• [WHAT TO WORK ON] Collect all lines containing the word "React" from the data.

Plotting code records

------------------------------------------------------------

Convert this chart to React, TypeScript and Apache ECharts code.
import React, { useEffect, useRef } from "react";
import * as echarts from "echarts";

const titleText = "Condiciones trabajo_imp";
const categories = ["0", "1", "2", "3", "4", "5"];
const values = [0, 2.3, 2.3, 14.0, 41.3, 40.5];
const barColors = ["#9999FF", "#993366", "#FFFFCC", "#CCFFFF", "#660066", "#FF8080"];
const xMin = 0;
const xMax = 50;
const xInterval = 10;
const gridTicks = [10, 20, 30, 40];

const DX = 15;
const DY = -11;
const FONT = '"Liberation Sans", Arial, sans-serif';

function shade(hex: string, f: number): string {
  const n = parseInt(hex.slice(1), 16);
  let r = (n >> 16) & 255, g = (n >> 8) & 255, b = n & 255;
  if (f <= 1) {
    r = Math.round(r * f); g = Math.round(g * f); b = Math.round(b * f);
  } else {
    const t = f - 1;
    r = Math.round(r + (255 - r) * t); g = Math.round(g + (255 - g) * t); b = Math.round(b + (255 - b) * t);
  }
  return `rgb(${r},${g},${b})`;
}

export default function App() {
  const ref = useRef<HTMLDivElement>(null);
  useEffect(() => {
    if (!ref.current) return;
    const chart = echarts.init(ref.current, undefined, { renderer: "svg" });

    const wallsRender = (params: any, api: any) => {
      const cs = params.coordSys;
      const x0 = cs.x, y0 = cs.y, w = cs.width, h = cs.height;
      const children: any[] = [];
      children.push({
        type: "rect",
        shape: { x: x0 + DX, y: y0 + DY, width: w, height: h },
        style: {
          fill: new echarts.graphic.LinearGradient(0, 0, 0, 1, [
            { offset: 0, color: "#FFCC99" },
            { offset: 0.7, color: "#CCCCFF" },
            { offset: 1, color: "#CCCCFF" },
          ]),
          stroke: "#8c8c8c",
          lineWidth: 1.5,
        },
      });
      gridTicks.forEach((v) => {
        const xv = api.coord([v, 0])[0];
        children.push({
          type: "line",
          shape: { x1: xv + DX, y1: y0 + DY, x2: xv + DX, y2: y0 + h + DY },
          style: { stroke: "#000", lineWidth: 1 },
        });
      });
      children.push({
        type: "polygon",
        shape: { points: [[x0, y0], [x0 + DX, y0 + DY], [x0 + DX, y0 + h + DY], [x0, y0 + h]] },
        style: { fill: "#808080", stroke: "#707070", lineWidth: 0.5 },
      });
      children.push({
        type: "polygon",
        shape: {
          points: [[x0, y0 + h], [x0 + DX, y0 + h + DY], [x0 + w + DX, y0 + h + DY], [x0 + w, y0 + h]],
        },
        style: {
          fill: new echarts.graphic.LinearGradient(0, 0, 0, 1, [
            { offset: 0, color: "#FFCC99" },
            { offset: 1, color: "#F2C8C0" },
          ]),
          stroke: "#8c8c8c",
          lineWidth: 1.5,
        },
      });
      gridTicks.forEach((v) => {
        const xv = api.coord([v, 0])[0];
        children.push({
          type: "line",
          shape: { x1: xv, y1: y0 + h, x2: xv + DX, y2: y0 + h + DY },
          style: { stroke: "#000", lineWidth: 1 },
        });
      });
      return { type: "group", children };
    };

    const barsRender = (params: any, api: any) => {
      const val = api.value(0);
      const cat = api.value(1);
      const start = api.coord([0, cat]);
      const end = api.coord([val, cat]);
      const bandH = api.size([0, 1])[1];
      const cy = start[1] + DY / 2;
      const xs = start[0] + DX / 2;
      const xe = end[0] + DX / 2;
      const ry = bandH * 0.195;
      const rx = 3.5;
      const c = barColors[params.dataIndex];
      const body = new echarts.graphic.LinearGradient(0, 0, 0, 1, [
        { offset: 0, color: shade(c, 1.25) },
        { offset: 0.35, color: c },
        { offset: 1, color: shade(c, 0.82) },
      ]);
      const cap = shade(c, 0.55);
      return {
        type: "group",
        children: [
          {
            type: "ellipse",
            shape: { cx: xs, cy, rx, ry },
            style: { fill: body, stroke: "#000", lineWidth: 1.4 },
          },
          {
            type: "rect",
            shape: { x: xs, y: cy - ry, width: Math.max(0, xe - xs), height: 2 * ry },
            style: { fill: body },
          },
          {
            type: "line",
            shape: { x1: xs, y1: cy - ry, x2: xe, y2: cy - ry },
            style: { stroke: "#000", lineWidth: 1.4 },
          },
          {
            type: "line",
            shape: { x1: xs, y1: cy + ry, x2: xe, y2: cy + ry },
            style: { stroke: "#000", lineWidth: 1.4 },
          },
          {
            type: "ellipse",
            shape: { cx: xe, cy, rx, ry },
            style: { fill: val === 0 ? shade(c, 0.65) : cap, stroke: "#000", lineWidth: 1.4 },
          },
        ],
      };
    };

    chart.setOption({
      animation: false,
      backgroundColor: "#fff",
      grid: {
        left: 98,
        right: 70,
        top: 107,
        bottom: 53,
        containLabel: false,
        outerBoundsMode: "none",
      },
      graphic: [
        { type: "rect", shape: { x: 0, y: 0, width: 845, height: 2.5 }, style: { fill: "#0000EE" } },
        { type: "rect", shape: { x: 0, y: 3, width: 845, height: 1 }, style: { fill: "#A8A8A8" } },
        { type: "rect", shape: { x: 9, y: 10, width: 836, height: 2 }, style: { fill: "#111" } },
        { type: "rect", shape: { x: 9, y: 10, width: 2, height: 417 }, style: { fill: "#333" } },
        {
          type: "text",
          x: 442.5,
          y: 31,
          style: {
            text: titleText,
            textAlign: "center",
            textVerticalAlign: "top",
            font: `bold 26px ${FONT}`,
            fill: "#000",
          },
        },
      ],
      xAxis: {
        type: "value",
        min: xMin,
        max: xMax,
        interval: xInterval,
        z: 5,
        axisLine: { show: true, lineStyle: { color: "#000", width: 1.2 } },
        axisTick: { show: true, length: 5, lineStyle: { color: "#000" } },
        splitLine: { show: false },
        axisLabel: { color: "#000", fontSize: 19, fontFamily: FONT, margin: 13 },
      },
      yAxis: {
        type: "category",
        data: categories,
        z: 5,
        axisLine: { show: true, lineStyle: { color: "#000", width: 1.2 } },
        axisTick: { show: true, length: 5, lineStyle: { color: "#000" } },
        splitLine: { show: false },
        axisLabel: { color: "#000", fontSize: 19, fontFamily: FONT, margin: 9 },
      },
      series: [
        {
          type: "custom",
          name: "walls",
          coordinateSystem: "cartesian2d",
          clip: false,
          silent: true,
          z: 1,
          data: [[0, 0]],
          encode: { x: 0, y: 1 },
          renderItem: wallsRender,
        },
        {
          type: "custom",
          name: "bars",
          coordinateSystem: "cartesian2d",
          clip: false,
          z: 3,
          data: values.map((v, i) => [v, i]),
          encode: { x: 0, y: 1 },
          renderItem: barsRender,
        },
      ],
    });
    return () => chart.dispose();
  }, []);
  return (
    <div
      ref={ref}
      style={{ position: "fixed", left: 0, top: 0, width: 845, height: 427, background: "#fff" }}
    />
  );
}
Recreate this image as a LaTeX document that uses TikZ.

------------------------------------------------------------

• [EXERCISE SOLUTION]
Convert this chart to React, TypeScript and Apache ECharts code.
import React, { useEffect, useRef } from "react";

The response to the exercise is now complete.